Opéra National de Paris – Palais Garnier du 3 au 20 février 2015
Avec deux créations et deux reprises, élaborées pour le Ballet de l’Opéra, ce programme met en correspondance les univers de chorégraphes contemporains qui se confrontent, chacun à leur manière, à la virtuosité académique dont ils explorent et revisitent le geste.
La soirée débute avec « Répliques« , sur la musique spatiale de György Ligeti où Nicolas Paul interroge la symbolique du reflet, du double et du miroir à travers une déconstruction du mouvement et sa complexité entre extrême rapidité et immobilité. Le regard scrute la part suspendue du mouvement qui apparait derrière la technique du geste, à l’instar du négatif d’une photo que le développement révèle, et que la scénographie changeante de l’architecte Paul Andreu en arrière-plan accompagne dans son dévoilement pour une traversée sensible et poétique.
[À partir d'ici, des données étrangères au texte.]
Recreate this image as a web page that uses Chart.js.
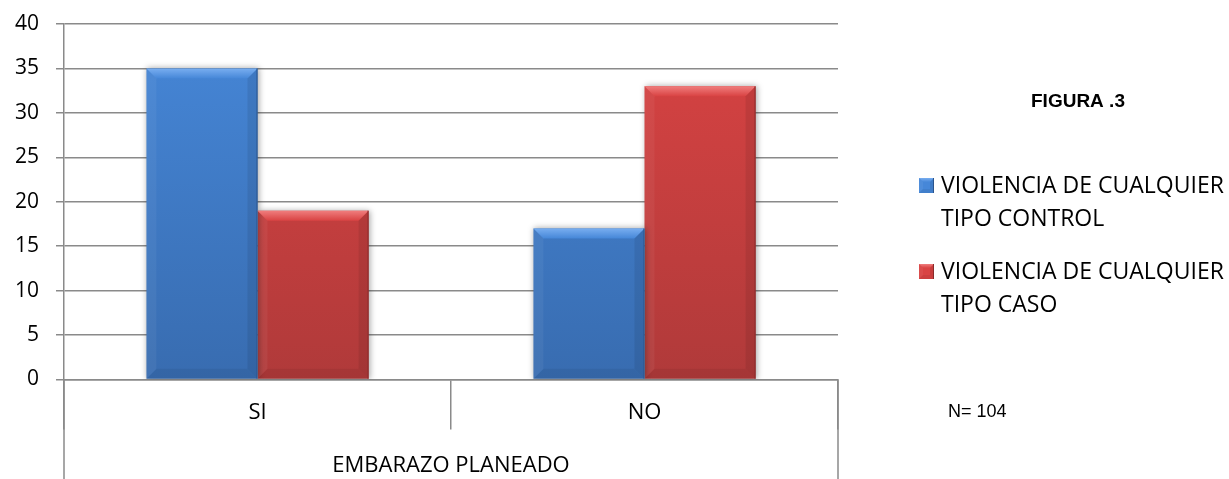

On poursuit la programmation par l’arrivée de 16 danseurs en costumes noirs et blancs : tutus, vestes et collants pour ”Salut” de Pierre Rigal sur une bande-son d’applaudissements et qui donne à voir une déclinaison de ce fameux geste à l’abri d’une gestuelle géométrique et cadancée.
Accompagné du musicien Joan Cambon, qui a signé plusieurs de ses créations, le chorégraphe entraîne les danseurs dans une œuvre intrépide et audacieuse où se parcourent les sensations de félicité, de peur, de menace, de sursit ou de libération, liées au processus du rituel du salut. Le tout poursuivant une transformation du geste emblématique par une déstructuration progressive jusqu’à sa finitude puis sa renaissance pour un nouvel accomplissement.
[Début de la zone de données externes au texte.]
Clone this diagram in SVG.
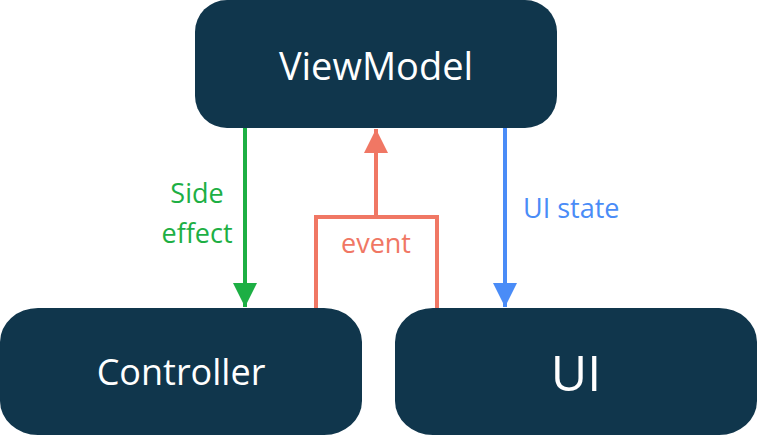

S’enchaine ”Together Alone”, de Benjamin Millepied, sur un piano de Philip Glass, qui réunit Aurélie Dupont et Marc Moreau – l’histoire d’un couple qui se rejoint, s’éloigne et se retrouve – pour un duo où se revisite un pas de deux aussi naturel que léger. Où l’écriture ample, sensuelle et fluide de Millepied est un petit miracle.
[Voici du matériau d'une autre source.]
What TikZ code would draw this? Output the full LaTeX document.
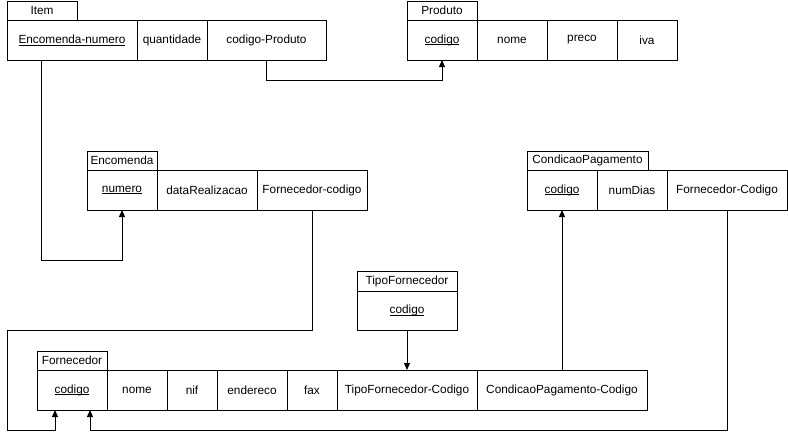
\documentclass[tikz,border=0pt]{standalone}
\usepackage{fontspec}
\setmainfont{Liberation Sans}
\usetikzlibrary{arrows.meta,calc}
\newcommand{\attrfont}{\fontsize{11.8}{14}\selectfont}
% primary-key underline, set just below the baseline
\newcommand{\pk}[1]{\setbox0\hbox{#1}\rlap{\rule[-2pt]{\wd0}{0.7pt}}\box0}
\begin{document}
\begin{tikzpicture}[x=1pt,y=-1pt,
  cell/.style={draw, line width=1pt, rectangle, inner sep=0pt, outer sep=0pt,
    anchor=north west, minimum height=40pt, font=\attrfont},
  tab/.style={draw, line width=1pt, rectangle, inner sep=0pt, outer sep=0pt,
    anchor=north west, minimum height=19pt, font=\attrfont},
  fk/.style={draw, line width=1pt, -{Triangle[length=7pt,width=6pt]}}]
\useasboundingbox (0,0) rectangle (788,439);

% Item
\node[tab, minimum width=70pt] (itab) at (7,1) {Item};
\node[cell, minimum width=130pt] (ien) at (7,20) {\pk{Encomenda-numero}};
\node[cell, minimum width=70pt] (iqt) at (137,20) {quantidade};
\node[cell, minimum width=119pt] (icp) at (207,20) {codigo-Produto};

% Produto
\node[tab, minimum width=70pt] (ptab) at (407,1) {Produto};
\node[cell, minimum width=70pt] (pcod) at (407,20) {\pk{codigo}};
\node[cell, minimum width=70pt] (pnom) at (477,20) {nome};
\node[cell, minimum width=70pt] (ppre) at (547,20) {preco};
\node[cell, minimum width=60pt] (piva) at (617,20) {iva};

% Encomenda
\node[tab, minimum width=70pt] (etab) at (87,151) {Encomenda};
\node[cell, minimum width=70pt] (enum) at (87,170) {\pk{numero}};
\node[cell, minimum width=100pt] (edat) at (157,170) {dataRealizacao};
\node[cell, minimum width=110pt] (efc) at (257,170) {Fornecedor-codigo};

% CondicaoPagamento
\node[tab, minimum width=121pt] (cptab) at (527,151) {CondicaoPagamento};
\node[cell, minimum width=70pt] (cpcod) at (527,170) {\pk{codigo}};
\node[cell, minimum width=70pt] (cpdias) at (597,170) {numDias};
\node[cell, minimum width=120pt] (cpfc) at (667,170) {Fornecedor-Codigo};

% TipoFornecedor
\node[tab, minimum width=100pt, minimum height=20pt] (ttab) at (357,271) {TipoFornecedor};
\node[cell, minimum width=100pt, minimum height=39pt] (tcod) at (357,291) {\pk{codigo}};

% Fornecedor
\node[tab, minimum width=70pt] (ftab) at (37,351) {Fornecedor};
\node[cell, minimum width=70pt] (fcod) at (37,370) {\pk{codigo}};
\node[cell, minimum width=60pt] (fnom) at (107,370) {nome};
\node[cell, minimum width=50pt] (fnif) at (167,370) {nif};
\node[cell, minimum width=70pt] (fend) at (217,370) {endereco};
\node[cell, minimum width=50pt] (ffax) at (287,370) {fax};
\node[cell, minimum width=140pt] (ftipo) at (337,370) {TipoFornecedor-Codigo};
\node[cell, minimum width=170pt] (fcond) at (477,370) {CondicaoPagamento-Codigo};

% bend points of the long connectors
\coordinate (encBend) at (7,330);
\coordinate (fcodInA) at ($(fcod.south west)+(18,0)$);
\coordinate (fcodInB) at ($(fcod.south west)+(53,0)$);

% foreign keys
\draw[fk] ($(ien.south west)+(34,0)$) |- ($(enum.south)+(0,50)$) -- (enum.south);
\draw[fk] (icp.south) |- ($(pcod.south)+(0,20)$) -- (pcod.south);
\draw[fk] (efc.south) |- (encBend) |- ($(fcodInA)+(0,20)$) -- (fcodInA);
\draw[fk] (tcod.south) -- (ftipo.north);
\draw[fk] (fcond.north) -- (cpcod.south);
\draw[fk] (cpfc.south) |- ($(fcodInB)+(0,20)$) -- (fcodInB);
\end{tikzpicture}
\end{document}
Enfin, « AndréAuria » d’Édouard Lock renouvelle le vocabulaire classique sur une musique cristalline de David Lang où les danseurs chaussés de pointes, support acéré à une polyphonie du corps, défient la vitesse et l’équilibre les poussant à dépasser leurs limites. Les lumières jouent comme des zooms qui focalisent les strates imprimées par la tension des corps. Et dans ce répertoire technique de haut vol, Alice Renavand et Stéphane Bullion irradient la scène d’une dextérité hypnotique.